There’s more than a hint of J. K. Rowling in the barebones story, which opens in a wizard school. When the titular parchment pages are blown away and swept into the corners of the land, it’s up to you – with your selectable avatar – to go on a linear adventure to retrieve them. Occasional faux-literary intonations from the narrator give the tale the feel of a children’s storybook, and the graphics are bright and colourful. But despite the cutesy aesthetic, Nine Parchments offers a solid challenge and requires maximum concentration.

The core gameplay has you traversing the land via a fixed isometric view, battling monsters and mini-bosses in a series of small arenas. Spawning enemies come in a variety of elemental forms: fire, ice, lightning etc. At your disposal is an expanding wheel of spells, through which you cycle to find the best form of attack. A red monster may be immune to fire, for example, but susceptible to ice – it’s a scissors/paper/stone dynamic.

Gameplay changes little, although your repertoire of spells grows, giving you more and more to think about in the heat of combat. I feel the devs missed a trick by not including a stop or slow time feature, meaning sometimes you’ll find yourself circling an enemy while leafing through your spellbook to see what might have any kind of effect. It can feel like a war of attrition at times. The final boss functions as an effective test of your abilities whilst also underlining the lack of variety offered by the game.

There is an Easy mode, although this removes the “elite” beasts, and with it yet more precious variety. The game pulls no punches. Die once and you get an instant reprieve; die again and you’re thrown back a checkpoint, which may mean repeating a series of encounters. There’s nothing wrong with apt punishment, but when it’s the result of falling through a deadly hole obscured by busy graphics, it feels harsh.

Those graphics are gorgeous, even if the richness is surface-deep. One way the game does provide variety is in its environments: everything from sun-baked seashores, autumnal woodland, snowy mountain passes, grim Nordic wastes to pink-blossomed valleys. I yearned to explore this world more deeply, but the player is fenced in by invisible walls. Indeed, the opening moments may feel dispiriting, with exploration aggressively limited, and apparently innocuous rock pools a source of instant death.

The controls, while slightly floaty, are responsive. A light auto-aim locks spells to enemies, although in handheld mode it can be difficult to track which direction you’re facing. Secrets take the form of magic quills and treasure chests. Disappointingly, you’ll find them all superficially hidden behind scenery rather than as rewards for solving puzzles. There are also tons of hats and brooms to collect to augment your character, along with a fully-fledged skill tree.

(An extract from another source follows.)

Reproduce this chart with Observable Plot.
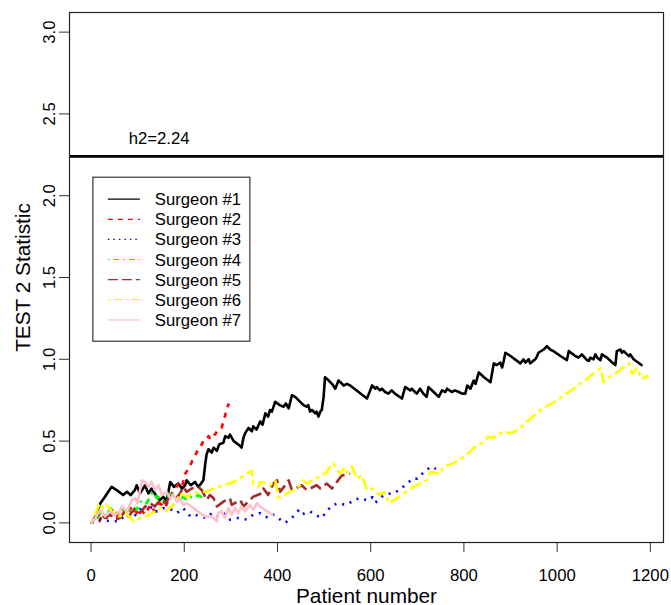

Nine Parchments is well-produced game, and is aesthetically breathtaking at times (the score is delightfully twee). It runs well on Switch, retaining a pretty solid 30fps throughout. But it is very ordinary in terms of its gameplay loop. Clearly it’s designed with multiplayer in mind; and as a co-op campaign, Nine Parchments offers a mindlessly fun blasting party. But it’s hard to recommend as a single-player experience. Twenty years on, it’s really no more advanced a game than Gauntlet Legends – which is fine, as long as you go in with moderate expectations.

Nine Parchments is out now on Nintendo Switch.